I wrote about the new fiduciary rule in my blogpost of June 27, 2016. I won’t rehash that except to say that the rule was intended to make advisors work in the interest of their clients, not their own interest. A noble goal, and there were reasons for it, but it was so complex that it was mostly unworkable.
To no one’s surprise, the Trump administration announced that it had instructed the DOL to reconsider the rule, specifically, to:
- conduct an updated economic and legal analysis concerning the likely impact of the rule to examine whether the rule has harmed or is likely to harm investors due to a reduction in access to retirement accounts or advice;
- consider whether it has resulted in dislocations or disruptions within the retirement services industry that may adversely affect investors or retirees (the latter a point that has been made consistently in litigation that has challenged the rule); and
- determine whether the rule is “likely to cause an increase in litigation, and an increase in the prices that investors and retirees must pay to gain access to retirement services.”
What is interesting is that there is no timeline associated with this review.

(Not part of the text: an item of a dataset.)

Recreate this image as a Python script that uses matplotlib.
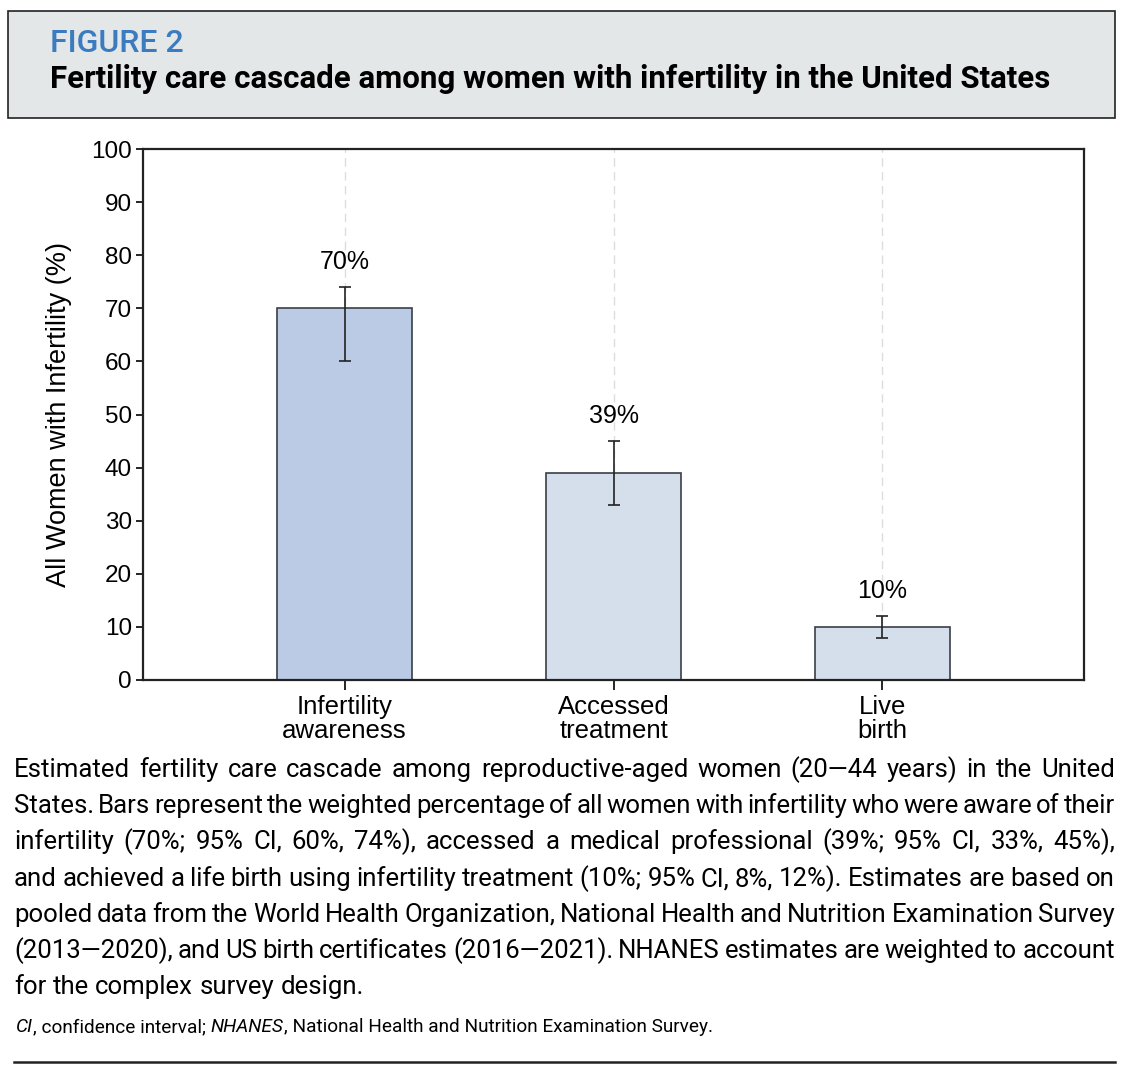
import matplotlib
matplotlib.use("Agg")
import matplotlib.pyplot as plt
from matplotlib.patches import Rectangle
from matplotlib.lines import Line2D
from matplotlib import font_manager

# Data
categories = ["Infertility\nawareness", "Accessed\ntreatment", "Live\nbirth"]
values = [70, 39, 10]
ci_low = [60, 33, 8]
ci_high = [74, 45, 12]
value_labels = ["70%", "39%", "10%"]
bar_colors = ["#bccbe5", "#d5dfec", "#d5dfec"]
yticks = list(range(0, 101, 10))

caption_lines = [
    "Estimated fertility care cascade among reproductive-aged women (20\u201444 years) in the United",
    "States. Bars represent the weighted percentage of all women with infertility who were aware of their",
    "infertility (70%; 95% CI, 60%, 74%), accessed a medical professional (39%; 95% CI, 33%, 45%),",
    "and achieved a life birth using infertility treatment (10%; 95% CI, 8%, 12%). Estimates are based on",
    "pooled data from the World Health Organization, National Health and Nutrition Examination Survey",
    "(2013\u20142020), and US birth certificates (2016\u20142021). NHANES estimates are weighted to account",
    "for the complex survey design.",
]
footnote = [("CI", "italic"), (", confidence interval; ", "normal"), ("NHANES", "italic"),
            (", National Health and Nutrition Examination Survey.", "normal")]

names = {f.name for f in font_manager.fontManager.ttflist}
narrow = "Liberation Sans Narrow" if "Liberation Sans Narrow" in names else "Roboto"
plain = "Liberation Sans"

W, H = 1130, 1076
fig = plt.figure(figsize=(W / 100, H / 100), dpi=100)


def fx(x):
    return x / W


def fy(y):
    return 1 - y / H


# Header box
fig.patches.append(Rectangle((fx(8), fy(118)), fx(1107), 107 / H, transform=fig.transFigure,
                             facecolor="#e4e7e8", edgecolor="#222222", linewidth=1.2))
fig.text(fx(50), fy(43), "FIGURE 2", color="#3b7cc0", fontsize=23, weight="medium",
         family=narrow, va="center")
fig.text(fx(50), fy(79), "Fertility care cascade among women with infertility in the United States",
         fontsize=22.5, weight="bold", family=narrow, va="center")

# Chart
ax = fig.add_axes([fx(143), fy(680), (1084 - 143) / W, (680 - 149) / H])
x = list(range(len(values)))
for xi in x:
    ax.axvline(xi, color="#dddddd", linestyle=(0, (6, 4)), linewidth=1, zorder=0)
ax.bar(x, values, width=0.5, color=bar_colors, edgecolor="#3a3f47", linewidth=1.2, zorder=2)
err = [[v - lo for v, lo in zip(values, ci_low)], [hi - v for v, hi in zip(values, ci_high)]]
ax.errorbar(x, values, yerr=err, fmt="none", ecolor="#222222", elinewidth=1.2,
            capsize=4, capthick=1.2, zorder=3)
for xi, hi, lab in zip(x, ci_high, value_labels):
    ax.text(xi, hi + 4.8, lab, ha="center", va="center", fontsize=18, family=plain)

ax.set_xlim(-0.75, 2.75)
ax.set_ylim(0, 100)
ax.set_yticks(yticks)
ax.set_xticks(x)
ax.set_xticklabels(categories, fontsize=18.5, family=plain, linespacing=1.0)
ax.tick_params(axis="y", labelsize=17.5, length=5, width=1.2, direction="out", pad=3)
ax.tick_params(axis="x", length=7, width=1.2, direction="out", pad=4)
for lab in ax.get_yticklabels():
    lab.set_family(plain)
ax.set_ylabel("All Women with Infertility (%)", fontsize=19.5, family=plain, labelpad=14)
for s in ax.spines.values():
    s.set_linewidth(1.6)
    s.set_color("#222222")

# Caption, justified
renderer = fig.canvas.get_renderer()
x0, x1 = 14, 1115
ys = [770, 806, 842, 879, 915, 951, 987]
cap_size = 18.5
probe = fig.text(0, 0, "a", fontsize=cap_size, family=narrow)
w1 = probe.get_window_extent(renderer).width
probe.set_text("a a")
space = probe.get_window_extent(renderer).width - 2 * w1
probe.remove()
for i, (line, yy) in enumerate(zip(caption_lines, ys)):
    words = line.split()
    texts = [fig.text(0, fy(yy), w, fontsize=cap_size, family=narrow, va="center") for w in words]
    widths = [t.get_window_extent(renderer).width for t in texts]
    if i == len(caption_lines) - 1:
        gap = space
    else:
        gap = (x1 - x0 - sum(widths)) / (len(words) - 1)
    pos = x0
    for t, w in zip(texts, widths):
        t.set_x(fx(pos))
        pos += w + gap

# Footnote with italic parts
pos = 16
for txt, style in footnote:
    t = fig.text(fx(pos), fy(1027), txt, fontsize=13.7, family=narrow, style=style, va="center")
    pos += t.get_window_extent(renderer).width

fig.add_artist(Line2D([fx(14), fx(1115)], [fy(1062), fy(1062)], transform=fig.transFigure,
                      color="#222222", linewidth=1.8))

fig.savefig("out.png", dpi=100)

Quoting my own prescient (if I do say so myself!) remark, with underlining for emphasis:
The rule is effective June 7, 2016, but the applicable date is April 10, 2017. (When something doesn’t make sense, think “money” or “politics” or both. In this case, it is politics – they can’t make changes like this with true immediate effect, so they made it “applicable” a year after the rule was issued. But by making it “effective” in 2016 it is harder for a new administration to un-do it.)
At that time, they didn’t know that HIllary Clinton was a shoo-in who couldn’t lose (just like the Falcons with a 25 point lead in the third quarter), and hedged their bets against a hostile administration (read that as you wish – “hostile” or “hostile to the new rule”). Pretty clever, one must admit. It effectively takes a new rule to un-do the now-existing rule, with hearings and whatnot.
So…we really don’t know where we are! Most of us expect that they’ll eventually delay or temporarily suspend the rule, and later change or repeal it, but as it stands now, we have an April 10 applicability date. I’m not going to muse about what that really means! Let it be a problem to be addressed by brokers and broker-dealers who (may) have to comply with it, for now.
I will muse about this: what if they made a rule that just said “Don’t rip off your clients”?